Prerequisite – Pumping Lemma, How to identify if a language is regular or not We typically face questions to identify which of the given languages are context free. In case of regular languages, it is comparatively easy to answer this, but for Context Free languages, it is tricky sometimes. Pumping Lemma provides us with ability to perform negative test, i.e. if a language doesn’t satisfy pumping lemma, then we can definitely say that it is not context free, but if it satisfies, then the language may or may not be context free. Pumping Lemma is more of a mathematical proof, takes more time and to apply it on context free languages is a tedious task and finding out counter example for complex language expressions is not much handful. We can address this problem very quickly, based on common observations and analysis:

Every regular language is context free. Example – { $a^m$ $b^l$ $c^k$ $d^n$ | m, l, k, n >= 1 } is context free, as it is regular too.

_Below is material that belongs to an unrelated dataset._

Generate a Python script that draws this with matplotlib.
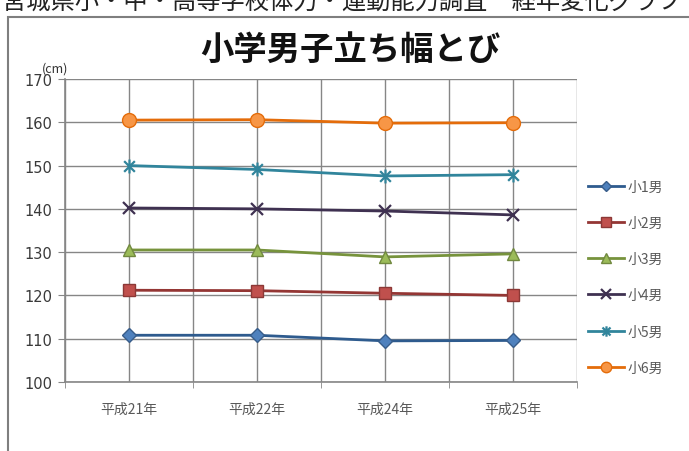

Given an expression such that it is possible to obtain a center or mid point in the strings, so we can carry out comparison of left and right sub-parts using stack. Example 1 – L = { $a^n$ $b^n$ | n >= 1} is context free, as we can push a’s and then we can pop a’s for each occurrence of b. Example 2 – L = { $a^m$ $b^n$ $c^{(m+n)}$ } is context free. We can rewrite it as { $a^m$ $b^n$ $c^n$ $c^m$ }. Example 3 – L = { $a^n$ $b^{(2n)}$ } is context free, as we can push two a’s and pop an a for each occurrence of b. Hence, we get a mid-point here as well. Example 4 – L = { $a^n$ $b^n$ $c^n$ } is not context free.
Given expression is a combination of multiple expressions with mid-points in them, such that each sub-expression is independent of other sub-expressions, then it is context free. Example 1 – L = { $a^m$ $b^m$ $c^n$ $d^n$ } is context free. It contains multiple expressions with a mid-point in each of them. Example 2 – L = { $a^m$ $b^n$ $c^m$ $d^n$ } is not context free.

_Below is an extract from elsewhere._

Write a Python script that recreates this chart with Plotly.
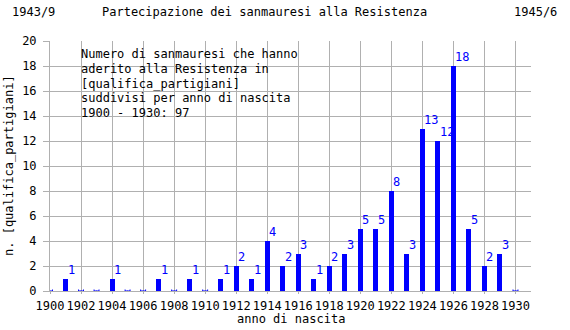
import plotly.graph_objects as go

years = list(range(1900, 1931))
counts = [0, 1, 0, 0, 1, 0, 0, 1, 0, 1,
          0, 1, 2, 1, 4, 2, 3, 1, 2, 3,
          5, 5, 8, 3, 13, 12, 18, 5, 2, 3, 0]

title_left = "1943/9"
title_main = "Partecipazione dei sanmauresi alla Resistenza"
title_right = "1945/6"
note_lines = [
    "Numero di sanmauresi che hanno",
    "aderito alla Resistenza in",
    "[qualifica_partigiani]",
    "suddivisi per anno di nascita",
    "1900 - 1930: " + str(sum(counts)),
]
x_title = "anno di nascita"
y_title = "n. [qualifica_partigiani]"
x_ticks = list(range(1900, 1931, 2))
y_ticks = list(range(0, 21, 2))

FONT = "DejaVu Sans Mono"
BLUE = "#0000ff"
GRID = "#b0b0b0"

fig = go.Figure()
fig.add_trace(go.Bar(x=years, y=counts, width=0.32, marker=dict(color=BLUE, line=dict(width=0)),
                     hoverinfo="x+y"))

zero_years = [y for y, c in zip(years, counts) if c == 0]
fig.add_trace(go.Scatter(x=zero_years, y=[0] * len(zero_years), mode="markers",
                         marker=dict(size=1, color=BLUE),
                         error_x=dict(type="constant", value=0.16, width=1.5, thickness=1, color=BLUE),
                         hoverinfo="skip"))

ann = []
for y, c in zip(years, counts):
    if c > 0:
        ann.append(dict(x=y, y=c, xref="x", yref="y", text=str(c), showarrow=False,
                        xanchor="left", yanchor="bottom", xshift=0, yshift=0,
                        font=dict(family=FONT, size=12, color=BLUE)))

# plot area: x 50..531, y 41..291
def px_x(p):
    return (p - 50) / 481.0

def px_y(p):
    return (291 - p) / 250.0

ann.append(dict(x=px_x(10), y=px_y(12), xref="paper", yref="paper", text=title_left, showarrow=False,
                xanchor="left", yanchor="middle", font=dict(family=FONT, size=12, color="black")))
ann.append(dict(x=px_x(100), y=px_y(12), xref="paper", yref="paper", text=title_main, showarrow=False,
                xanchor="left", yanchor="middle", font=dict(family=FONT, size=12, color="black")))
ann.append(dict(x=px_x(559), y=px_y(12), xref="paper", yref="paper", text=title_right, showarrow=False,
                xanchor="right", yanchor="middle", font=dict(family=FONT, size=12, color="black")))
for i, line in enumerate(note_lines):
    ann.append(dict(x=px_x(79), y=px_y(54 + i * 14.8), xref="paper", yref="paper", text=line,
                    showarrow=False, xanchor="left", yanchor="middle",
                    font=dict(family=FONT, size=12, color="black")))
ann.append(dict(x=0.5, y=px_y(319), xref="paper", yref="paper", text=x_title, showarrow=False,
                xanchor="center", yanchor="middle", font=dict(family=FONT, size=12, color="black")))
ann.append(dict(x=px_x(9), y=0.5, xref="paper", yref="paper", text=y_title, showarrow=False,
                textangle=-90, xanchor="center", yanchor="middle",
                font=dict(family=FONT, size=12, color="black")))

fig.update_layout(
    width=570, height=330,
    margin=dict(l=50, r=39, t=41, b=39),
    paper_bgcolor="white", plot_bgcolor="white",
    showlegend=False,
    bargap=0,
    font=dict(family=FONT, size=12, color="black"),
    annotations=ann,
    shapes=[dict(type="rect", xref="paper", yref="paper", x0=px_x(72), x1=px_x(327),
                 y0=px_y(142), y1=px_y(42), fillcolor="white", line=dict(width=0), layer="below")],
    xaxis=dict(range=[1900, 1931], tickmode="array", tickvals=x_ticks,
               ticktext=[str(t) for t in x_ticks],
               showgrid=True, gridcolor=GRID, gridwidth=1,
               showline=True, linecolor=GRID, linewidth=1,
               ticks="outside", ticklen=2, tickcolor=GRID, zeroline=False,
               ticklabelstandoff=2,
               tickfont=dict(family=FONT, size=12, color="black")),
    yaxis=dict(range=[0, 20], tickmode="array", tickvals=y_ticks,
               showgrid=True, gridcolor=GRID, gridwidth=1,
               showline=True, linecolor=GRID, linewidth=1, mirror=False,
               ticks="outside", ticklen=6, tickcolor=GRID, zeroline=False,
               ticklabelstandoff=4,
               tickfont=dict(family=FONT, size=12, color="black")),
)

fig.write_html("out.html")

Given expression consists of an operation where mid-point could be found along with some independent regular expressions in between, results into context free language. Example – L = { $a^m$ $b^i$ $c^m$ $d^k$ } is a context free language. Here, we have b^i and d^k as independent regular expressions in between, which doesn’t affect the stack.

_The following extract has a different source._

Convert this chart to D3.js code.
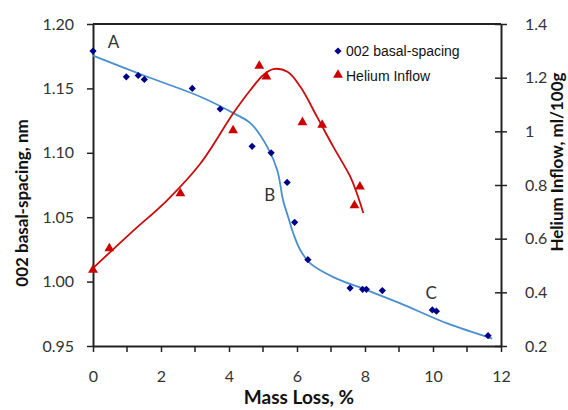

An expression that doesn’t form a pattern on which linear comparison could be carried out using stack is not context free language. Example 1 – L = { a^m b^n^2 } is not context free. Example 2 – L = { a^n b^2^n } is not context free. Example 3 – L = { a^n^2 } is not context free. Example 4 – L = { $a^m$ | m is prime } is not context free.
An expression that involves counting and comparison of three or more variables independently is not context free language, as stack allows comparison of only two variables at a time. Example 1 – L = { $a^n$ $b^n$ $c^n$ } is not context free. Example 2 – L = { w | na(w) = nb(w) = nc(w) } is not context free. Example 3 – L = { $a^i$ $b^j$ $c^k$ | i > j > k } is not context free.
A point to remember is counting and comparison could only be done with the top of stack and not with bottom of stack in Push Down Automata, hence a language exhibiting a characteristic that involves comparison with bottom of stack is not a context free language. Example 1 – L = { $a^m$ $b^n$ $c^m$ $d^n$ } is not context free. Pushing a’s first then b’s. Now, we will not be able to compare c’s with a’s as the top of the stack has b’s. Example 2 – L = { WW | W belongs to {a, b}* } is not context free. One might think to draw a non-deterministic push down automaton, but it will not help as first symbol will be at bottom of the stack and when the second W starts, we will not be able to compare it with the bottom of stack.
If we can find mid-point in the expression even in a non-deterministic way, then it is context free language. Example 1 – L = { W $W^r$ | W belongs to {a, b}* } is context free language. Example 2 – L = { $a^i$ $b^j$ $c^k$ $d^l$ | i=k or j=l } is a context free language.